Can a validly executed will be declared invalid by the court?

Minnesota law specifies several formalities that must all be satisfied for a will to be deemed validly executed: the will must be written, it must be signed by the person making it or by a person legally authorized to act for that person, and it must be signed by two persons who witnessed the execution of the will. Even if these formalities have been satisfied, persons with an interest in the estate of the decedent often ask whether a will that has been signed and properly witnessed still be declared invalid? The answer is a heavily qualified "yes."

In order to challenge the validity of a will, the person making the challenge must commence litigation in the probate court to determine whether the decedent died "testate" (with a valid will) or "intestate" (without a valid will).

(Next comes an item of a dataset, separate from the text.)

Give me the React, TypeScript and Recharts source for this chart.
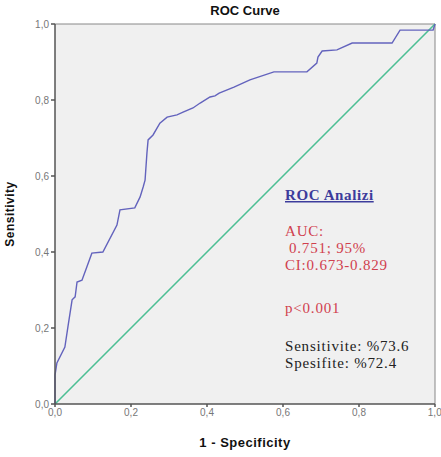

Sometimes, the challenge to a will may involve multiple wills, each claimed by one or more interested persons to represent the decedent's true intent concerning the distribution of property.

A successful challenger must meet the burden of establishing by the greater weight of the evidence one or more of the following facts:

  • that the decedent was mentally not competent and did not possess sufficient "testamentary intent,"
  • that a person inheriting some or all of the estate exercised undue influence over the decedent, thereby gaining an unfair advantage over other heirs
  • that a person inheriting some or all of the estate employed duress or fraud to obtain his or her share of the estate
  • that the decedent revoked the will before dying or made some a mistake that would invalidate the will

As may be easily imagined, a lawsuit challenging the validity of a formally executed will can be expensive and emotionally draining. Estate litigation should be started only after consulting a lawyer experienced in probate court litigation to learn the probability of success and to find out whether a successful challenge will have a material impact on the distribution of the estate.